This Game of Thrones tabletop game is so big it needs 33 players
Oh, you’ll also want four referees.
The megagame has been seeing a bit of a renaissance in the last few years, coming back into favor alongside the general return of tabletop gaming to the mainstream and the rise in prominence of game conventions. Dating back to wargaming culture of the 1970s, megagames are defined by their scale: Rarely less than 30 players with player counts often climbing closer to 100 or more.
Roleplaying game supplement makers Defy Danger have just released a free fan-work megagame of their own: Aegon’s Conquest, a 33-player game based on one of the biggest dragon-fueled wars of George R.R. Martin’s sprawling fantasy epic A Song of Ice and Fire. It’s a game with eight teams of four players, each representing a great house of powerful nobles, and a ninth single-player team representing the Night’s Watch. It’s a complex multi-role megagame with a hard mechanical core unlike a lot of other megagame designs, but there’s still a strong emphasis on roleplaying elements—so strong, in fact, that the game suggests four additional judges or gamemasters to run it. So, 37 players, actually.

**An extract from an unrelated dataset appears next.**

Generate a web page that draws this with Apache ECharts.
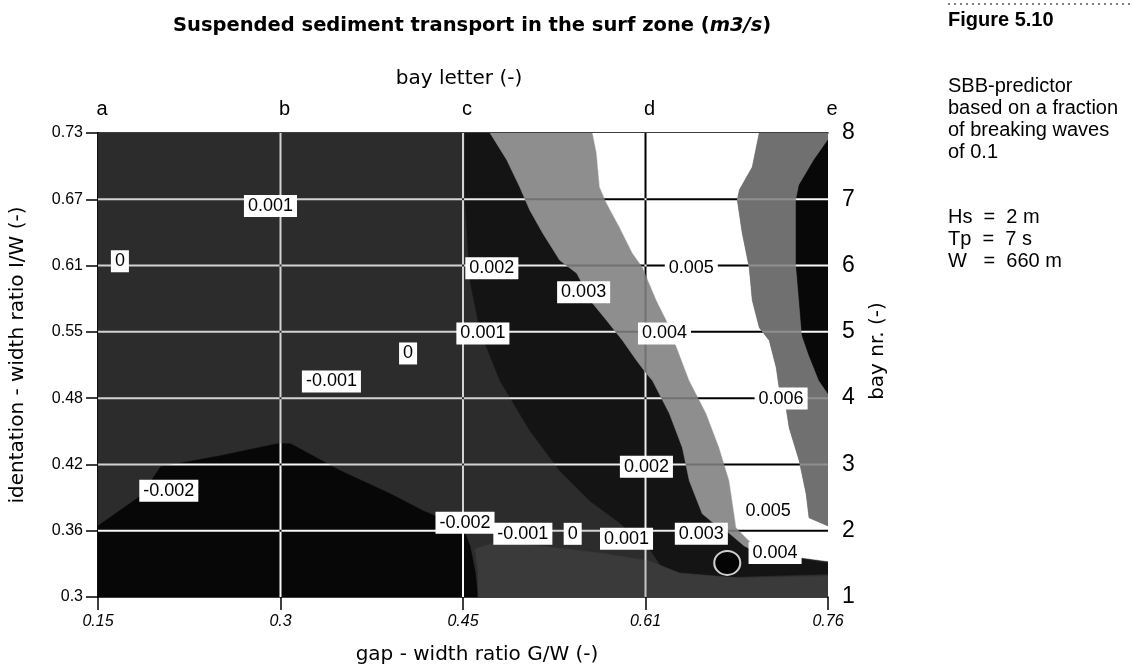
<!DOCTYPE html>
<html><head><meta charset="utf-8">
<script src="https://cdn.jsdelivr.net/npm/echarts@6/dist/echarts.min.js"></script>
<style>html,body{margin:0;padding:0;background:#fff}#c{width:1133px;height:671px}</style>
</head><body><div id="c"></div>
<script>
// ---- axis categories / tick labels ----
const bayLetters = ['a', 'b', 'c', 'd', 'e'];
const gapTicks = ['0.15', '0.3', '0.45', '0.61', '0.76'];
const bayNumbers = ['1', '2', '3', '4', '5', '6', '7', '8'];
const indentTicks = ['0.3', '0.36', '0.42', '0.48', '0.55', '0.61', '0.67', '0.73'];

// ---- contour bands: vertices in (bay letter index, bay nr) coordinates ----
const bandBase = [[0,1],[4,1],[4,8],[0,8]];
const bandBelowM002 = [[0,1],[0,2.073],[0.235,2.527],[0.344,2.966],[0.672,3.132],[0.984,3.313],[1.055,3.313],[1.328,2.905],[1.601,2.557],[1.781,2.300],[2.0,2.043],[2.038,1.771],[2.066,1.393],[2.082,1]];
const bandRidge = [[2.011,8],[2.148,8],[2.240,7.592],[2.311,7.184],[2.366,6.836],[2.437,6.488],[2.530,6.080],[2.623,5.884],[2.710,5.430],[2.787,5.173],[2.874,4.871],[2.951,4.568],[3.005,4.372],[3.038,4.266],[3.131,3.767],[3.202,3.253],[3.240,2.754],[3.311,2.255],[3.404,2.043],[3.443,1.998],[3.541,1.771],[3.596,1.695],[3.989,1.514],[4,1.514],[4,1.348],[3.623,1.318],[3.295,1.287],[3.104,1.393],[3.022,1.726],[2.858,2.119],[2.694,2.451],[2.530,2.905],[2.366,3.510],[2.202,4.266],[2.093,5.022],[2.038,5.778],[2.011,6.987]];
const bandBottom = [[2.082,1],[2.082,1.393],[2.066,1.726],[2.202,1.847],[2.421,1.771],[2.749,1.665],[3.022,1.544],[3.186,1.363],[3.514,1.287],[4,1.318],[4,1]];
const bandMid = [[2.148,8],[2.240,7.592],[2.311,7.184],[2.366,6.836],[2.437,6.488],[2.530,6.080],[2.623,5.884],[2.710,5.430],[2.787,5.173],[2.874,4.871],[2.951,4.568],[3.005,4.372],[3.038,4.266],[3.131,3.767],[3.202,3.253],[3.240,2.754],[3.311,2.255],[3.404,2.043],[3.443,1.998],[3.541,1.771],[3.596,1.695],[3.585,1.801],[3.497,2.043],[3.486,2.255],[3.459,2.754],[3.404,3.253],[3.333,3.767],[3.240,4.266],[3.115,5.173],[3.060,5.475],[2.984,5.974],[2.929,6.186],[2.858,6.579],[2.787,6.942],[2.749,7.184],[2.732,7.698],[2.710,8]];
const bandHigh = [[2.710,8],[2.732,7.698],[2.749,7.184],[2.787,6.942],[2.858,6.579],[2.929,6.186],[2.984,5.974],[3.060,5.475],[3.115,5.173],[3.240,4.266],[3.333,3.767],[3.404,3.253],[3.459,2.754],[3.486,2.255],[3.497,2.043],[3.585,1.801],[3.596,1.695],[3.787,1.620],[3.989,1.544],[4,1.544],[4,2.073],[3.896,2.194],[3.880,2.557],[3.842,3.056],[3.787,3.555],[3.770,3.858],[3.732,4.160],[3.716,4.462],[3.678,4.871],[3.623,5.067],[3.585,5.475],[3.568,5.974],[3.530,6.488],[3.503,6.987],[3.514,7.139],[3.585,7.486],[3.623,8]];
const bandOver006 = [[3.623,8],[4,8],[4,7.894],[3.923,7.592],[3.842,7.214],[3.825,6.987],[3.825,6.020],[3.842,5.475],[3.858,4.946],[3.896,4.644],[3.951,4.266],[4,4.069],[4,2.073],[3.896,2.194],[3.880,2.557],[3.842,3.056],[3.787,3.555],[3.770,3.858],[3.732,4.160],[3.716,4.462],[3.678,4.871],[3.623,5.067],[3.585,5.475],[3.568,5.974],[3.530,6.488],[3.503,6.987],[3.514,7.139],[3.585,7.486]];
const bandEdge = [[4,7.894],[3.923,7.592],[3.842,7.214],[3.825,6.987],[3.825,6.020],[3.842,5.475],[3.858,4.946],[3.896,4.644],[3.951,4.266],[4,4.069]];

// ---- contour labels ----
const labelTexts = ['0.001','0','0.002','0.003','0.001','0.004','0.005','0','-0.001','0.006','0.002','-0.002','-0.002','-0.001','0','0.001','0.003','0.005','0.004'];
const labelX = [0.945,0.120,2.158,2.661,2.109,3.104,3.251,1.699,1.279,3.743,3.005,0.388,2.011,2.328,2.601,2.896,3.306,3.672,3.710];
const labelY = [6.897,6.065,5.959,5.596,4.976,4.976,5.959,4.674,4.251,3.994,2.966,2.603,2.119,1.953,1.953,1.877,1.953,2.300,1.665];

// ---- marked location ----
const markerX = [3.448];
const markerY = [1.514];

// ---- side notes ----
const noteLines = ['SBB-predictor', 'based on a fraction', 'of breaking waves', 'of 0.1'];
const paramLines = ['Hs  =  2 m', 'Tp  =  7 s', 'W   =  660 m'];

// ---- styling (not data) ----
const regions = [bandBase, bandBelowM002, bandRidge, bandBottom, bandMid, bandHigh, bandOver006, bandEdge];
const regionFill = ['#2c2c2c', '#070707', '#141414', '#3a3a3a', '#8e8e8e', '#ffffff', '#707070', '#080808'];
const NARROW = "'Liberation Sans Narrow', 'Liberation Sans', Arial, sans-serif";
const SANS = "'Liberation Sans', Arial, sans-serif";
const DEJA = "'DejaVu Sans', Verdana, sans-serif";

const gridRows = bayNumbers.map(Number).filter(v => v > 1 && v < bayNumbers.length);
const gridCols = bayLetters.map((d, i) => i).filter(i => i > 0 && i < bayLetters.length - 1);

const chart = echarts.init(document.getElementById('c'), null, { renderer: 'canvas', width: 1133, height: 671 });

const axisLineStyle = { color: '#000', width: 1.5 };

const sideText = [];
sideText.push({ type: 'line', shape: { x1: 948, y1: 4, x2: 1133, y2: 4 }, style: { stroke: '#555', lineWidth: 1.5, lineDash: [2, 4] } });
sideText.push({ type: 'text', left: 948, top: 10, style: { text: 'Figure 5.10', font: 'bold 20px ' + SANS, fill: '#000' } });
noteLines.forEach((t, i) => sideText.push({ type: 'text', left: 948, top: 76 + i * 22, style: { text: t, font: '20px ' + SANS, fill: '#000' } }));
paramLines.forEach((t, i) => sideText.push({ type: 'text', left: 948, top: 207 + i * 22, style: { text: t, font: '20px ' + SANS, fill: '#000' } }));

const option = {
  backgroundColor: '#ffffff',
  animation: false,
  title: {
    text: 'Suspended sediment transport in the surf zone ({i|m3/s})',
    left: 168, top: 11,
    textStyle: {
      fontFamily: DEJA, fontWeight: 'bold', fontSize: 19.5, color: '#000',
      rich: { i: { fontFamily: DEJA, fontWeight: 'bold', fontStyle: 'italic', fontSize: 19.5, color: '#000' } }
    }
  },
  grid: { left: 97, right: 305, top: 133, bottom: 74, containLabel: false },
  xAxis: [
    {
      type: 'value', position: 'bottom', min: 0, max: bayLetters.length - 1, interval: 1,
      axisLine: { show: true, lineStyle: axisLineStyle },
      axisTick: { show: true, length: 13, lineStyle: axisLineStyle },
      axisLabel: { formatter: v => gapTicks[Math.round(v)], fontFamily: SANS, fontStyle: 'italic', fontSize: 16, color: '#000', margin: 17 },
      splitLine: { show: false },
      name: 'gap - width ratio G/W (-)', nameLocation: 'middle', nameGap: 48,
      nameTextStyle: { fontFamily: DEJA, fontSize: 20, color: '#000', padding: [0, 0, 0, 28] }
    },
    {
      type: 'value', position: 'top', min: 0, max: bayLetters.length - 1, interval: 1,
      axisLine: { show: true, lineStyle: axisLineStyle },
      axisTick: { show: false },
      axisLabel: { formatter: v => bayLetters[Math.round(v)], fontFamily: SANS, fontSize: 20, color: '#000', margin: 14, padding: [0, 0, 0, 8] },
      splitLine: { show: false },
      name: 'bay letter (-)', nameLocation: 'middle', nameGap: 44,
      nameTextStyle: { fontFamily: DEJA, fontSize: 20, color: '#000', padding: [0, 8, 0, 0] }
    }
  ],
  yAxis: [
    {
      type: 'value', position: 'left', min: 1, max: bayNumbers.length, interval: 1,
      axisLine: { show: true, lineStyle: axisLineStyle },
      axisTick: { show: true, length: 12, lineStyle: axisLineStyle },
      axisLabel: { formatter: v => indentTicks[Math.round(v) - 1], fontFamily: SANS, fontSize: 16, color: '#000', margin: 15 },
      splitLine: { show: false },
      name: 'identation - width ratio I/W (-)', nameLocation: 'middle', nameGap: 70, nameRotate: 90,
      nameTextStyle: { fontFamily: DEJA, fontSize: 20, color: '#000', padding: [0, 0, 0, 20] }
    },
    {
      type: 'value', position: 'right', min: 1, max: bayNumbers.length, interval: 1,
      axisLine: { show: true, lineStyle: axisLineStyle },
      axisTick: { show: false },
      axisLabel: { formatter: v => bayNumbers[Math.round(v) - 1], fontFamily: NARROW, fontSize: 23, color: '#000', margin: 14 },
      splitLine: { show: false },
      name: 'bay nr. (-)', nameLocation: 'middle', nameGap: 40, nameRotate: 90,
      nameTextStyle: { fontFamily: DEJA, fontSize: 20, color: '#000', padding: [0, 0, 0, 28] }
    }
  ],
  graphic: sideText,
  series: [
    {
      type: 'custom', coordinateSystem: 'cartesian2d', xAxisIndex: 0, yAxisIndex: 0,
      silent: true, clip: true, z: 1,
      data: regions.map(r => r[0]),
      renderItem: (params, api) => {
        const poly = regions[params.dataIndex];
        return { type: 'polygon', shape: { points: poly.map(p => api.coord(p)) }, style: { fill: regionFill[params.dataIndex], stroke: regionFill[params.dataIndex], lineWidth: 0.5 } };
      }
    },
    {
      type: 'scatter', xAxisIndex: 0, yAxisIndex: 0, silent: true, z: 2,
      symbol: 'circle', symbolSize: [26, 24],
      itemStyle: { color: '#000', borderColor: '#fff', borderWidth: 2 },
      data: markerX.map((x, i) => [x, markerY[i]])
    },
    {
      type: 'custom', coordinateSystem: 'cartesian2d', xAxisIndex: 0, yAxisIndex: 0,
      silent: true, clip: true, z: 3, blendMode: 'difference',
      data: [[0, 1]],
      renderItem: (params, api) => {
        const children = [];
        gridRows.forEach(y => {
          const a = api.coord([0, y]), b = api.coord([bayLetters.length - 1, y]);
          children.push({ type: 'line', shape: { x1: a[0], y1: a[1], x2: b[0], y2: b[1] }, style: { stroke: '#ffffff', lineWidth: 2 } });
        });
        gridCols.forEach(x => {
          const a = api.coord([x, 1]), b = api.coord([x, bayNumbers.length]);
          children.push({ type: 'line', shape: { x1: a[0], y1: a[1], x2: b[0], y2: b[1] }, style: { stroke: '#ffffff', lineWidth: 2 } });
        });
        return { type: 'group', children };
      }
    },
    {
      type: 'custom', coordinateSystem: 'cartesian2d', xAxisIndex: 0, yAxisIndex: 0,
      silent: true, clip: false, z: 4,
      data: labelX.map((x, i) => [x, labelY[i]]),
      renderItem: (params, api) => {
        const p = api.coord([api.value(0), api.value(1)]);
        return { type: 'text', x: p[0], y: p[1], style: { text: labelTexts[params.dataIndex], fill: '#000', backgroundColor: '#fff', padding: [2, 4, 2, 4], font: '18px ' + NARROW, align: 'center', verticalAlign: 'middle' } };
      }
    }
  ]
};
chart.setOption(option);
</script></body></html>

Defy Danger has been working on the game since summer of 2015. “We’ve run the game four times in full,” said designer C.S. Ross, “each with increasing levels of success, and I’ve had several smaller scale playtests for specific game elements.” Ross decided to make Aegon’s Conquest because of an experience with another megagame—the popular Watch the Skies. Ross was impressed with the game’s scale, he said, “but they were relying on ad hoc rulings and LARP style adjudications. It left me wanting, and I knew I could make my own game, in their style, that better suited the kind of game experience I prefer to play.”
The end result is Aegon’s Conquest, which is at its heart a much more mechanical, traditional experience like a board wargame. After a casual read of the rules, however, I can see that it still leaves room for a lot of roleplaying—indeed, an obvious strength of the design is that it puts players more interested in things like roleplaying or wargaming into roles that emphasize those elements over others.
Defy Danger would love to hear from those who take on the challenge of running this game—if you do, make sure to reach out to them. Aegon’s Conquest is available for free on DriveThruRPG.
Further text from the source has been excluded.